Title

Spatial data analysis approach for network-wide consolidation of bus stop locations

Document Type

Journal Article

Publication Date

2021

Subject Area

infrastructure - stop, mode - bus, operations - performance, place - north america, planning - methods, planning - network design, planning - service improvement, planning - service quality, ridership - demand

Keywords

Bus transit system, Stop locations, Stop spacing, Bus ridership, Travel time, Accessibility

Abstract

Existing studies indicate that ideal spacing between bus stops improves the quality of service, travel time, and other transit service parameters. In this study, a network-wide heuristic methodology is proposed to optimize the number of stops in an existing bus network by eliminating redundant stops along each bus route in the network through an iterative process.
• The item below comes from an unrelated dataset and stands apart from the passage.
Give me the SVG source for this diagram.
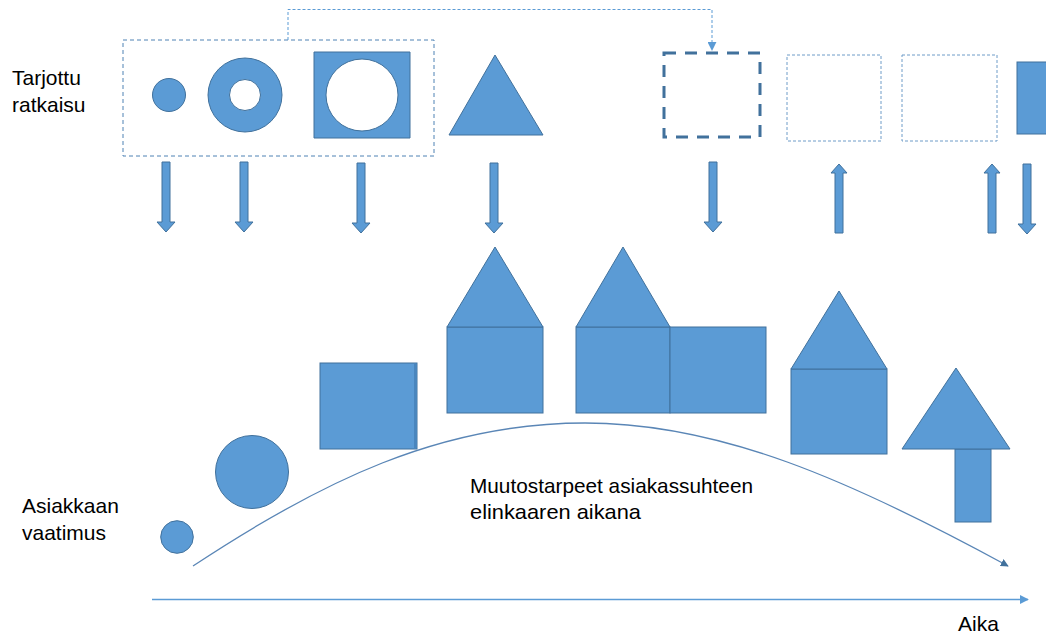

It is postulated that ideal stop spacing can substantially lower the operating costs as it can reduce fleet size requirements without affecting the performance of the transit system. The proposed methodology attempts to eliminate undesired stops based on two vital inputs: (1) stop spacing, and (2) passenger boarding, which represent accessibility and travel time/delay. Potentially undesirable stops are eliminated recursively while their corresponding passenger boarding is redistributed across the adjacent stops. The process is repeated until ideal stop locations are identified. Stop location consolidation is evaluated using two performance indicators, i.e., in-vehicle travel time and access distance, which are considered for evaluating the performance of the modified bus network and comparing the total ridership with the existing network to justify the improvements. In other words, the ideal stop spacing is determined based on projected demand (ridership) loss and assessment of the performance indicators. The application of the proposed methodology is demonstrated using the bus network of the City of Regina in Saskatchewan, Canada. The findings of this research are expected to serve as a decision support tool for transit planners by offering additional flexibility to adopt appropriate bus stop spacing for an existing network.